(Throughout Advent I’m sharing some hints as to how web developers can make my life as a speech recognition user easier.)
You know that thing with web Twitter where you hit “reply” on a Tweet and the compose box slides out? Yeah, I hate that.
This is a Dragon-specific issue. The way that Dragon’s dictation system works is that it keeps a “cached” view of what you’re editing inside Dragon, to avoid hitting the accessibility layer of the operating system all the time (it also enables some editing features that wouldn’t otherwise be possible). As you dictate, it updates its cache and issues commands to the application to update the real copy at the same time. The trouble is, under a range of common situations these two views get out of sync, necessitating a special command to force Dragon to update the cache. Worse, it (and what I assume are some other bugs or problems between Dragon and the various applications you want to use) result in errors in the “real” copy in the application – spurious characters, usually.
Dragon’s response to this, as of this year’s release, is the Express Editor, which you can open anywhere, get Dragon’s full dictation and editing facilities without the inter-application problems, and then transfer the text from the Express Editor back into whatever you were using before – in this case a web browser with Twitter open.
That’s where things go wrong with Twitter replies, because when the browser window lost focus (so the Express Editor could grab it) Twitter helpfully collapsed the reply box to a single line – the same as if you’d clicked off it – and in so doing lost the focus on the input element. When the Express Editor subsequently tries to transfer its text back in, the focus is nowhere useful and you lose the text entirely.
Twitter have clearly designed this feature with care – once you start typing your reply, for instance, the input won’t collapse and lose focus. So this particular issue would be unlikely to occur to anyone who didn’t actually use Dragon.

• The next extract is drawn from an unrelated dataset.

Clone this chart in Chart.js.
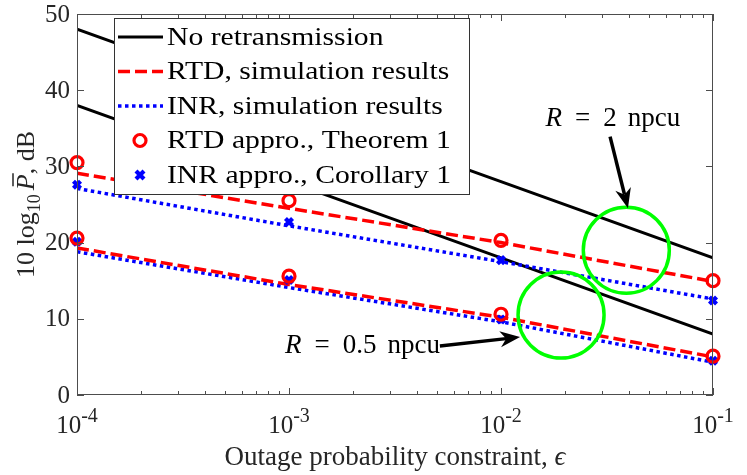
<!DOCTYPE html>
<html>
<head>
<meta charset="utf-8">
<script src="https://cdn.jsdelivr.net/npm/chart.js@4"></script>
<style>
  html, body { margin: 0; padding: 0; background: #fff; }
</style>
</head>
<body>
<canvas id="outageChart" width="747" height="475"></canvas>
<script>
// outage probability constraint (x) and transmit power in dB (y)
const epsilon = [1e-4, 1e-3, 1e-2, 1e-1];

const noRetxHigh = [48, 38, 28, 18];
const noRetxLow = [38, 28, 18, 8];
const rtdSimHigh = [29.1, 24.5, 20.0, 14.9];
const rtdSimLow = [19.3, 14.5, 10.2, 5.0];
const inrSimHigh = [27.1, 22.2, 17.5, 12.6];
const inrSimLow = [18.8, 14.1, 9.6, 4.3];
const rtdApproHigh = [30.5, 25.5, 20.3, 15.0];
const rtdApproLow = [20.6, 15.6, 10.6, 5.1];
const inrApproHigh = [27.6, 22.7, 17.7, 12.4];
const inrApproLow = [20.1, 15.1, 9.9, 4.5];

// green circles marking the two rate groups
const highlightX = [0.039, 0.0192];
const highlightY = [19.0, 10.5];

const yTicks = [0, 10, 20, 30, 40, 50];
const xTickExps = [-4, -3, -2, -1];

const legendLabels = [
  "No retransmission",
  "RTD, simulation results",
  "INR, simulation results",
  "RTD appro., Theorem 1",
  "INR appro., Corollary 1",
];

const SERIF = "'Liberation Serif', 'Times New Roman', serif";
const RED = "#ff0000";
const BLUE = "#0000ff";

function series(vals) {
  return epsilon.map((x, i) => ({ x: x, y: vals[i] }));
}

function lineSet(vals, color, dash, order) {
  return {
    data: series(vals),
    borderColor: color,
    backgroundColor: color,
    borderWidth: color === "#000000" ? 3 : 3.5,
    borderDash: dash,
    borderCapStyle: "butt",
    pointRadius: 0,
    tension: 0,
    fill: false,
    order: order,
  };
}

function markerSet(vals, color, style) {
  return {
    data: series(vals),
    showLine: false,
    borderColor: color,
    backgroundColor: "rgba(0,0,0,0)",
    pointStyle: style,
    pointRadius: style === "circle" ? 6 : 5,
    pointBorderWidth: style === "circle" ? 3.2 : 4.2,
    clip: false,
    order: 0,
  };
}

function drawArrow(ctx, x1, y1, x2, y2) {
  const dx = x2 - x1, dy = y2 - y1;
  const len = Math.hypot(dx, dy);
  const ux = dx / len, uy = dy / len;
  const nx = -uy, ny = ux;
  const L = 20, W = 8, notch = 6;
  ctx.save();
  ctx.strokeStyle = "#000";
  ctx.fillStyle = "#000";
  ctx.lineWidth = 3.5;
  ctx.beginPath();
  ctx.moveTo(x1, y1);
  ctx.lineTo(x2 - ux * (L - notch), y2 - uy * (L - notch));
  ctx.stroke();
  ctx.beginPath();
  ctx.moveTo(x2, y2);
  ctx.lineTo(x2 - ux * L + nx * W, y2 - uy * L + ny * W);
  ctx.lineTo(x2 - ux * (L - notch), y2 - uy * (L - notch));
  ctx.lineTo(x2 - ux * L - nx * W, y2 - uy * L - ny * W);
  ctx.closePath();
  ctx.fill();
  ctx.restore();
}

// draws text pieces one after another
function drawRuns(ctx, runs, x, y, align) {
  let total = 0;
  runs.forEach((r) => {
    ctx.font = r.font;
    total += ctx.measureText(r.t).width + (r.gap || 0);
  });
  let cx = align === "center" ? x - total / 2 : align === "right" ? x - total : x;
  runs.forEach((r) => {
    ctx.font = r.font;
    const w = ctx.measureText(r.t).width;
    ctx.fillText(r.t, cx, y + (r.dy || 0));
    if (r.bar) {
      ctx.save();
      ctx.lineWidth = 1.5;
      ctx.beginPath();
      ctx.moveTo(cx + 4, y - r.bar);
      ctx.lineTo(cx + w + 1, y - r.bar);
      ctx.strokeStyle = ctx.fillStyle;
      ctx.stroke();
      ctx.restore();
    }
    cx += w + (r.gap || 0);
  });
  return total;
}

function rateLabel(value) {
  const f = "27px " + SERIF;
  return [
    { t: "R", font: "italic " + f, gap: 13 },
    { t: "=", font: f, gap: 13 },
    { t: value, font: f, gap: 11 },
    { t: "npcu", font: f },
  ];
}

const decorPlugin = {
  id: "decor",
  afterDatasetsDraw(chart) {
    const ctx = chart.ctx;
    const a = chart.chartArea;
    const xs = chart.scales.x;
    const ys = chart.scales.y;

    ctx.save();
    // axes box
    ctx.strokeStyle = "#4d4d4d";
    ctx.lineWidth = 1;
    ctx.strokeRect(a.left + 0.5, a.top + 0.5, a.right - a.left - 1, a.bottom - a.top - 1);

    // y ticks, inside, both sides
    ctx.beginPath();
    yTicks.forEach((v) => {
      const py = Math.round(ys.getPixelForValue(v)) + 0.5;
      ctx.moveTo(a.left, py); ctx.lineTo(a.left + 7, py);
      ctx.moveTo(a.right, py); ctx.lineTo(a.right - 7, py);
    });
    // x ticks, major and minor
    xTickExps.forEach((e, k) => {
      for (let m = 1; m <= 9; m++) {
        if (k === xTickExps.length - 1 && m > 1) break;
        const px = Math.round(xs.getPixelForValue(m * Math.pow(10, e))) + 0.5;
        const len = m === 1 ? 7 : 4;
        ctx.moveTo(px, a.bottom); ctx.lineTo(px, a.bottom - len);
        ctx.moveTo(px, a.top); ctx.lineTo(px, a.top + len);
      }
    });
    ctx.stroke();

    // tick labels
    ctx.fillStyle = "#262626";
    ctx.textBaseline = "middle";
    ctx.textAlign = "right";
    ctx.font = "25px " + SERIF;
    yTicks.forEach((v) => {
      ctx.fillText(String(v), a.left - 7, ys.getPixelForValue(v) + 1);
    });
    ctx.textBaseline = "alphabetic";
    ctx.textAlign = "left";
    xTickExps.forEach((e) => {
      const px = xs.getPixelForValue(Math.pow(10, e));
      drawRuns(ctx, [
        { t: "10", font: "25px " + SERIF },
        { t: "-" + Math.abs(e), font: "20px " + SERIF, dy: -11 },
      ], px, a.bottom + 38, "center");
    });

    // x axis title
    drawRuns(ctx, [
      { t: "Outage probability constraint, ", font: "27px " + SERIF },
      { t: "\u03f5", font: "italic 27px " + SERIF },
    ], (a.left + a.right) / 2, a.bottom + 70, "center");

    // y axis title, rotated
    ctx.save();
    ctx.translate(34, (a.top + a.bottom) / 2);
    ctx.rotate(-Math.PI / 2);
    drawRuns(ctx, [
      { t: "10 log", font: "26px " + SERIF },
      { t: "10", font: "18px " + SERIF, dy: 6, gap: 4 },
      { t: "P", font: "italic 26px " + SERIF, bar: 21 },
      { t: ", dB", font: "26px " + SERIF },
    ], 0, 0, "center");
    ctx.restore();

    // annotations
    ctx.fillStyle = "#000";
    drawRuns(ctx, rateLabel("2"),
      xs.getPixelForValue(0.0337), ys.getPixelForValue(35.3), "center");
    drawArrow(ctx, xs.getPixelForValue(0.0327), ys.getPixelForValue(33.9),
      xs.getPixelForValue(0.0397), ys.getPixelForValue(24.5));

    drawRuns(ctx, rateLabel("0.5"),
      xs.getPixelForValue(0.00515), ys.getPixelForValue(5.5), "right");
    drawArrow(ctx, xs.getPixelForValue(0.00515), ys.getPixelForValue(6.43),
      xs.getPixelForValue(0.0123), ys.getPixelForValue(7.6));

    // legend
    const lx = 114, ly = 18, lw = 355, lh = 176;
    ctx.fillStyle = "#fff";
    ctx.fillRect(lx, ly, lw, lh);
    ctx.strokeStyle = "#333";
    ctx.lineWidth = 1;
    ctx.strokeRect(lx + 0.5, ly + 0.5, lw, lh);
    const rowY = [37, 71.5, 106, 140.5, 175];
    // line samples
    const samples = [
      { c: "#000", w: 3, d: [] },
      { c: RED, w: 3.5, d: [12, 5] },
      { c: BLUE, w: 3.5, d: [3.5, 3.5] },
    ];
    samples.forEach((s, i) => {
      ctx.beginPath();
      ctx.strokeStyle = s.c;
      ctx.lineWidth = s.w;
      ctx.setLineDash(s.d);
      ctx.moveTo(118, rowY[i]);
      ctx.lineTo(163, rowY[i]);
      ctx.stroke();
    });
    ctx.setLineDash([]);
    ctx.beginPath();
    ctx.strokeStyle = RED;
    ctx.lineWidth = 3.2;
    ctx.arc(140, rowY[3], 6, 0, Math.PI * 2);
    ctx.stroke();
    ctx.beginPath();
    ctx.strokeStyle = BLUE;
    ctx.lineWidth = 4.2;
    ctx.moveTo(136, rowY[4] - 4); ctx.lineTo(144, rowY[4] + 4);
    ctx.moveTo(144, rowY[4] - 4); ctx.lineTo(136, rowY[4] + 4);
    ctx.stroke();

    ctx.fillStyle = "#000";
    ctx.font = "26px " + SERIF;
    ctx.textBaseline = "middle";
    legendLabels.forEach((lab, i) => {
      ctx.save();
      ctx.translate(167, rowY[i] + 1);
      ctx.scale(1.14, 1);
      ctx.fillText(lab, 0, 0);
      ctx.restore();
    });
    ctx.restore();
  },
};

new Chart(document.getElementById("outageChart"), {
  type: "line",
  data: {
    datasets: [
      {
        type: "scatter",
        data: highlightX.map((x, i) => ({ x: x, y: highlightY[i] })),
        showLine: false,
        pointStyle: "circle",
        pointRadius: 43,
        pointBorderWidth: 3.5,
        borderColor: "#00ff00",
        backgroundColor: "rgba(0,0,0,0)",
        clip: false,
        order: -1,
      },
      markerSet(rtdApproHigh, RED, "circle"),
      markerSet(rtdApproLow, RED, "circle"),
      markerSet(inrApproHigh, BLUE, "crossRot"),
      markerSet(inrApproLow, BLUE, "crossRot"),
      lineSet(rtdSimHigh, RED, [12, 5], 2),
      lineSet(rtdSimLow, RED, [12, 5], 2),
      lineSet(inrSimHigh, BLUE, [3.5, 3.5], 3),
      lineSet(inrSimLow, BLUE, [3.5, 3.5], 3),
      lineSet(noRetxHigh, "#000000", [], 4),
      lineSet(noRetxLow, "#000000", [], 4),
    ],
  },
  options: {
    responsive: false,
    animation: false,
    layout: { autoPadding: false, padding: { left: 77, top: 14, right: 34, bottom: 80 } },
    plugins: {
      legend: { display: false },
      tooltip: { enabled: false },
    },
    scales: {
      x: { type: "logarithmic", min: 1e-4, max: 1e-1, display: false },
      y: { type: "linear", min: 0, max: 50, display: false },
    },
  },
  plugins: [decorPlugin],
});
</script>
</body>
</html>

What could Twitter do to fix this? I think that what’s happening is that they’re doing the collapse/unfocus on the blur event from the text area input. This is easier than binding a click handler to the document and making clicks outside the composition area perform the collapse/unfocus. The only differences I can think of are with switching away from the tab or application, which is what causes my problem, and if a browser plug-in takes focus within the same tab. I can’t think of a situation where a plug-in that grabs focus triggering composition area collapse would be a problem, but I also can’t think of a reason why not doing it would be a problem either.
The advice here? Blur events happen for reasons you may have forgotten about. Think carefully about how your site should behave when that happens.